I glared at him. His words came from the Dharmapada, an important Buddhist scripture. Ohpa could only have learned that passage by plucking it from my brain… and it irritated me how easily my thoughts could be plundered. "So that’s it?" I asked. "You’ve waited sixty-five hundred years to tell us there’s nothing we can do?"

"Mom," Tut said, "there’s gotta be something. We wouldn’t have picked up your fuzzy red hitchhiker if our chances were nil. The Balrog must think there’s some way we can shake up the status quo."
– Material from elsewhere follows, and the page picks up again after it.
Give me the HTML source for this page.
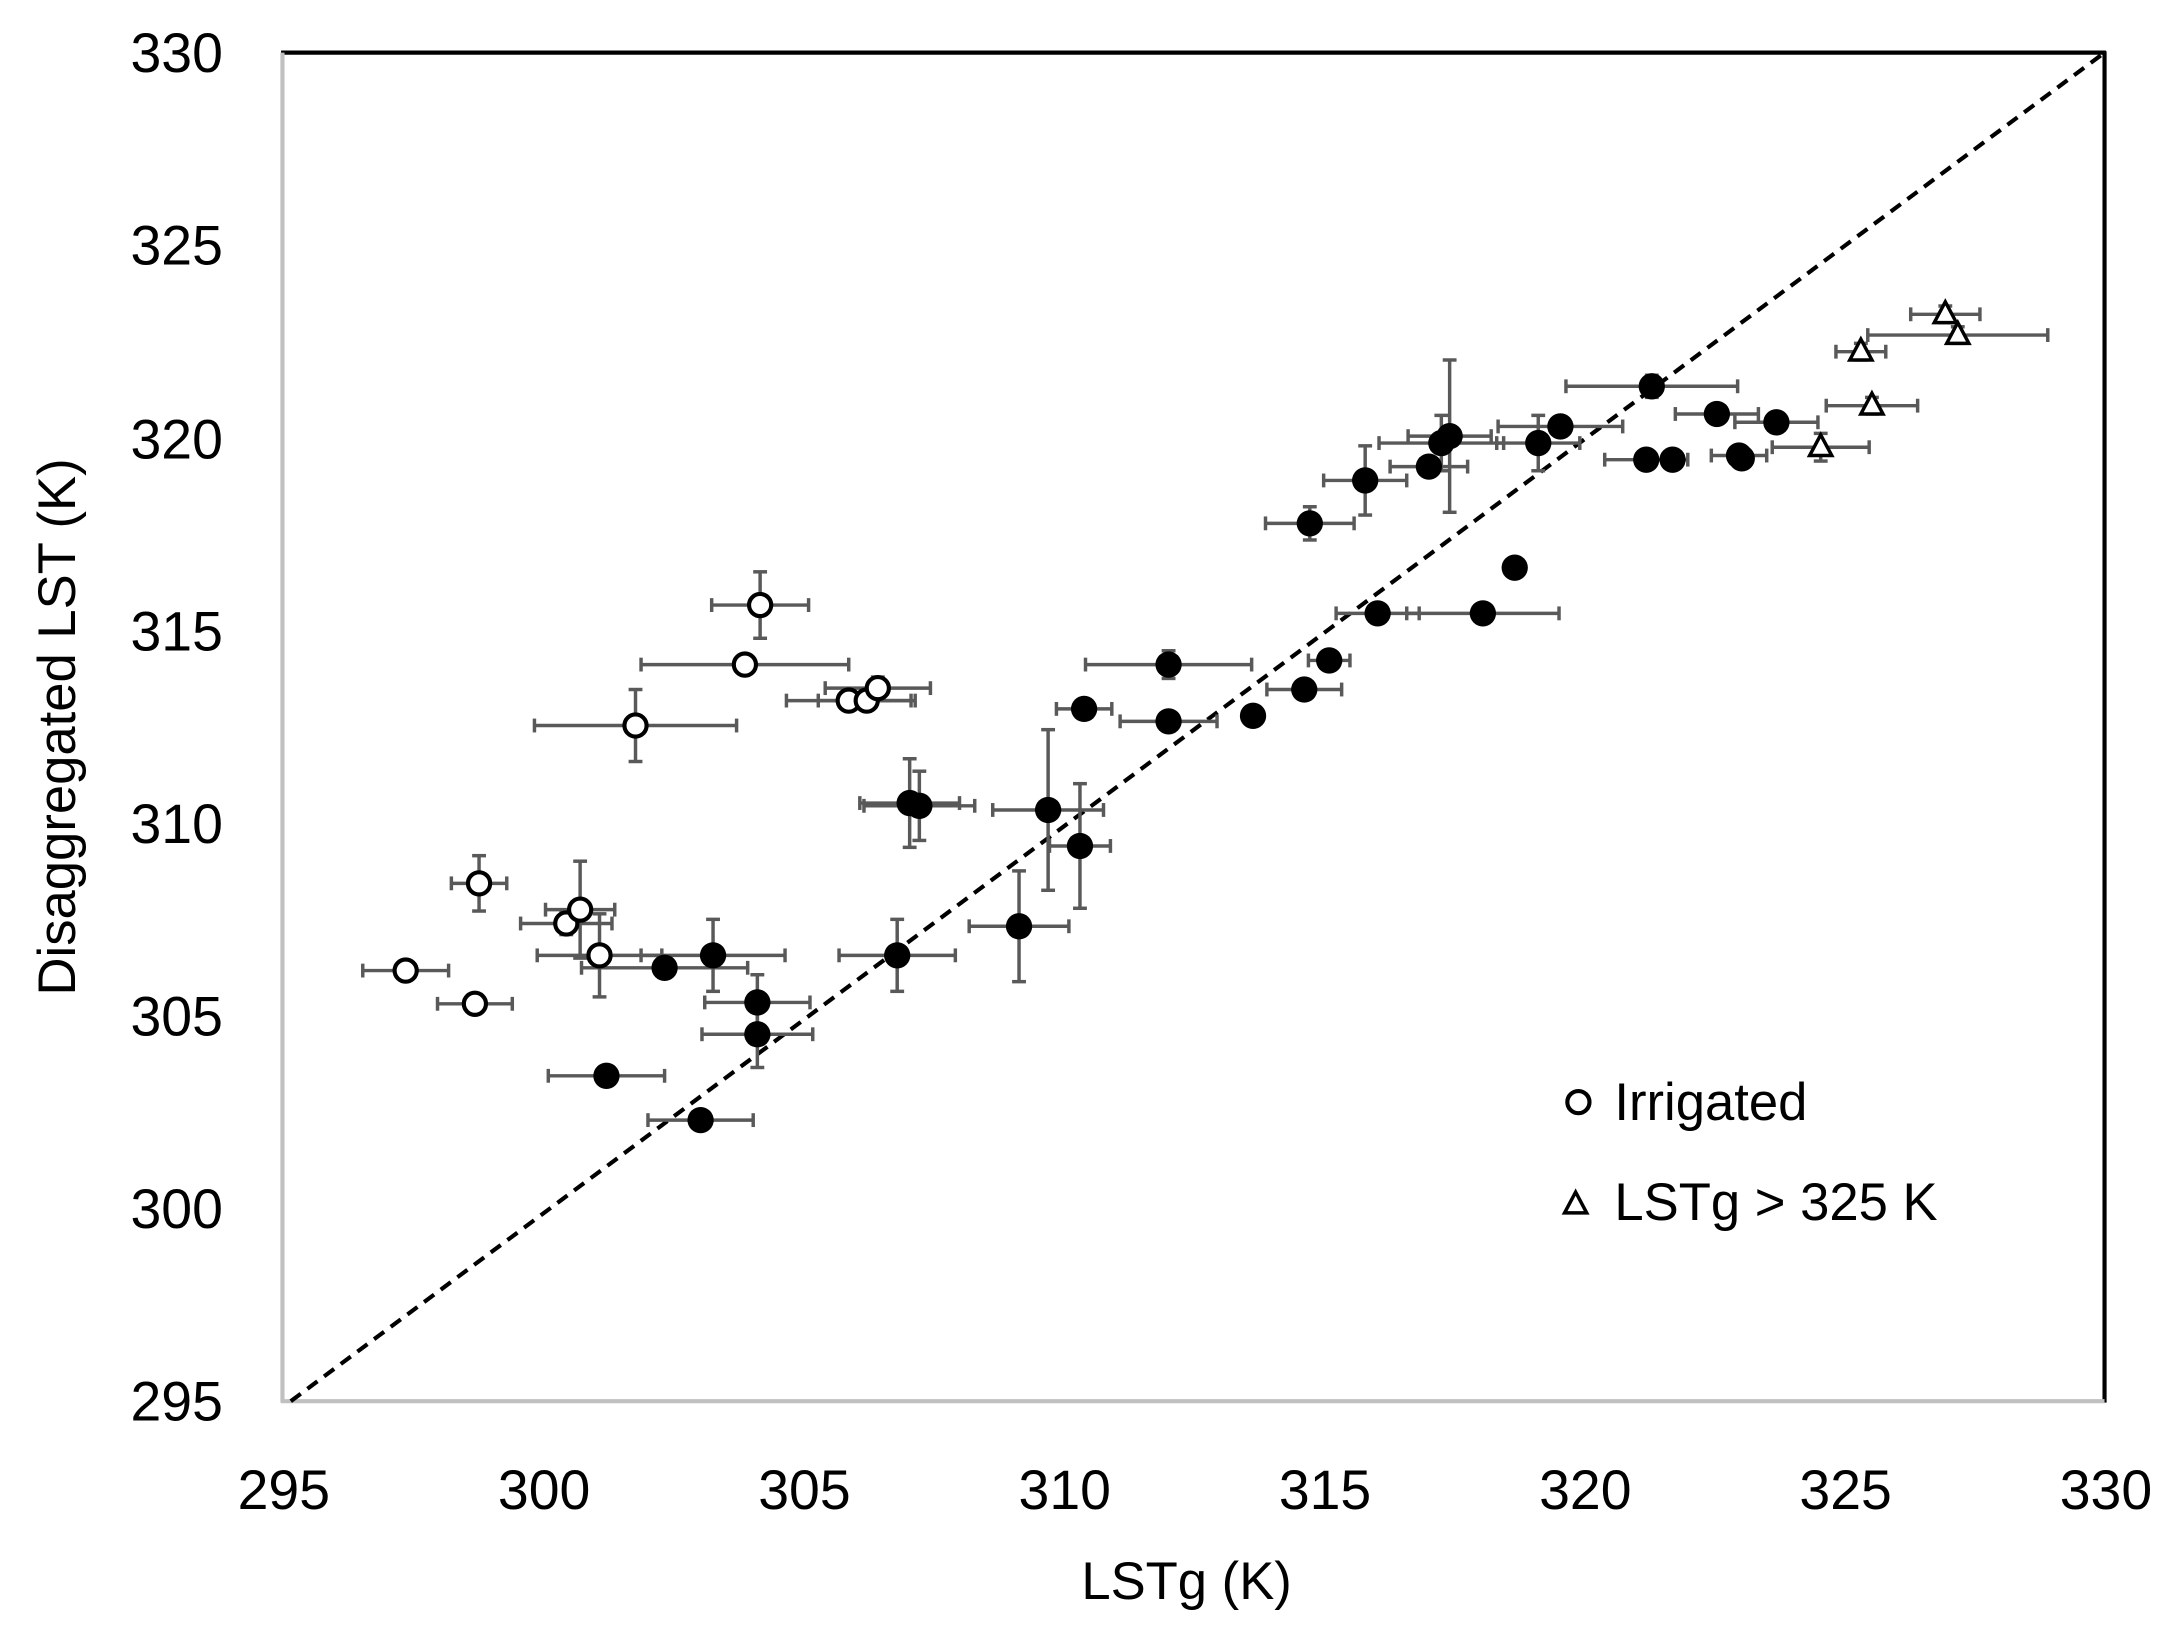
<!DOCTYPE html>
<html><head><meta charset="utf-8"><style>
html,body{margin:0;padding:0;background:#fff;}
svg{display:block;}
text{font-family:"Liberation Sans",sans-serif;fill:#000;}
</style></head><body>
<svg id="s" width="2171" height="1636" viewBox="0 0 1568 1181.6" preserveAspectRatio="none" xmlns="http://www.w3.org/2000/svg">
<rect x="0" y="0" width="1568" height="1182" fill="#fff"/>
<line x1="203" y1="38" x2="1521" y2="38" stroke="#000" stroke-width="3"/>
<line x1="1520" y1="37" x2="1520" y2="1013" stroke="#000" stroke-width="3"/>
<line x1="204" y1="38" x2="204" y2="1013" stroke="#c0c0c0" stroke-width="3"/>
<line x1="203" y1="1012" x2="1520" y2="1012" stroke="#c0c0c0" stroke-width="3"/>
<line x1="210" y1="1012" x2="1520" y2="38" stroke="#000" stroke-width="3" stroke-dasharray="9,6"/>
<g font-size="40" text-anchor="end">
<text x="161" y="52">330</text><text x="161" y="191">325</text><text x="161" y="331">320</text>
<text x="161" y="470">315</text><text x="161" y="609">310</text><text x="161" y="748">305</text>
<text x="161" y="887">300</text><text x="161" y="1026">295</text>
</g>
<g font-size="40" text-anchor="middle">
<text x="205" y="1090">295</text><text x="393" y="1090">300</text><text x="581" y="1090">305</text>
<text x="769" y="1090">310</text><text x="957" y="1090">315</text><text x="1145" y="1090">320</text>
<text x="1333" y="1090">325</text><text x="1521" y="1090">330</text>
</g>
<text x="857" y="1155" font-size="38" text-anchor="middle">LSTg (K)</text>
<text transform="translate(54,525) rotate(-90)" font-size="38" text-anchor="middle">Disaggregated LST (K)</text>
<g id="pts"></g>
<circle cx="1140" cy="796" r="8" fill="#fff" stroke="#000" stroke-width="3"/>
<text x="1166" y="809" font-size="38">Irrigated</text>
<polygon points="1138,861 1146,876 1130,876" fill="#fff" stroke="#000" stroke-width="2.5"/>
<text x="1166" y="881" font-size="38">LSTg &gt; 325 K</text>
</svg>
<script>
var O=[[293,701,31,6],[343,725,27,6],[346,638,20,20],[409,667,33,8],[419,657,25,35],[433,690,45,30],[459,524,73,26],[538,480,75,6],[549,437,35,24],[613,506,45,6],[626,506,35,6],[634,497,38,8]];
var F=[[438,777,42,6],[480,699,60,6],[506,809,38,6],[515,690,52,26],[547,724,38,20],[547,747,40,24],[648,690,42,26],[657,580,36,32],[664,582,40,25],[736,669,36,40],[757,585,40,58],[780,611,22,45],[783,512,20,6],[844,480,60,10],[844,521,35,6],[905,517,0,0],[942,498,27,6],[946,378,32,12],[960,477,15,6],[986,347,30,25],[995,443,30,6],[1032,337,28,6],[1041,320,45,20],[1047,315,30,55],[1071,443,55,6],[1094,410,0,0],[1111,320,30,20],[1127,308,45,6],[1193,279,62,8],[1189,332,30,6],[1208,332,0,0],[1240,299,30,6],[1256,329,20,6],[1258,331,0,0],[1283,305,30,6]];
var T=[[1315,323,35,10],[1344,254,18,6],[1352,293,33,6],[1405,227,25,6],[1414,242,65,6]];
var g=document.getElementById('pts'),h='';
function eb(p){var x=p[0],y=p[1],a=p[2],b=p[3],s='stroke="#595959" stroke-width="2.5"';
if(a>0){h+='<line x1="'+(x-a)+'" y1="'+y+'" x2="'+(x+a)+'" y2="'+y+'" '+s+'/><line x1="'+(x-a)+'" y1="'+(y-5)+'" x2="'+(x-a)+'" y2="'+(y+5)+'" '+s+'/><line x1="'+(x+a)+'" y1="'+(y-5)+'" x2="'+(x+a)+'" y2="'+(y+5)+'" '+s+'/>';}
if(b>0){h+='<line x1="'+x+'" y1="'+(y-b)+'" x2="'+x+'" y2="'+(y+b)+'" '+s+'/><line x1="'+(x-5)+'" y1="'+(y-b)+'" x2="'+(x+5)+'" y2="'+(y-b)+'" '+s+'/><line x1="'+(x-5)+'" y1="'+(y+b)+'" x2="'+(x+5)+'" y2="'+(y+b)+'" '+s+'/>';}}
O.forEach(eb);F.forEach(eb);T.forEach(eb);
O.forEach(function(p){h+='<circle cx="'+p[0]+'" cy="'+p[1]+'" r="8" fill="#fff" stroke="#000" stroke-width="3"/>';});
F.forEach(function(p){h+='<circle cx="'+p[0]+'" cy="'+p[1]+'" r="9.5" fill="#000"/>';});
T.forEach(function(p){var x=p[0],y=p[1];h+='<polygon points="'+x+','+(y-9)+' '+(x+8)+','+(y+6)+' '+(x-8)+','+(y+6)+'" fill="#fff" stroke="#000" stroke-width="2.5"/>';});
g.innerHTML=h;
</script>
</body></html>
"We can change the status quo just by telling the outside world what’s going on. We’ve got a working comm; we’ve got Ohpa’s explanation. Maybe that’s all the Balrog intended — we come and find out what’s what. Now we tell Pistachio, and they pass word to the rest of the galaxy why Muta’s so lethal."

"At which point," Festina said, "every treasure hunter in the universe rushes here to grab Fuentes tech. Then they all turn into pissed-off ghosts."

"What else can we do?" I asked.

"Simple," Festina answered. "Figure out a way to kick-start Stage Two."

Tut turned to Ohpa. "Is that possible?"

"I don’t know," the alien replied. "I don’t know why Stage Two failed." His mandibles worked briefly — maybe a mannerism to show he was thinking. "It might be something simple, like a burned-out fuse. Perhaps Stage Two is ready to go, and you just need to fix some tiny thing. But the malfunction could be more serious. Perhaps it can only be repaired by persons with special expertise. And that assumes it can be repaired at all. I’ve been in stasis a long, long time. By now, the Stage Two equipment may have degraded too much to salvage."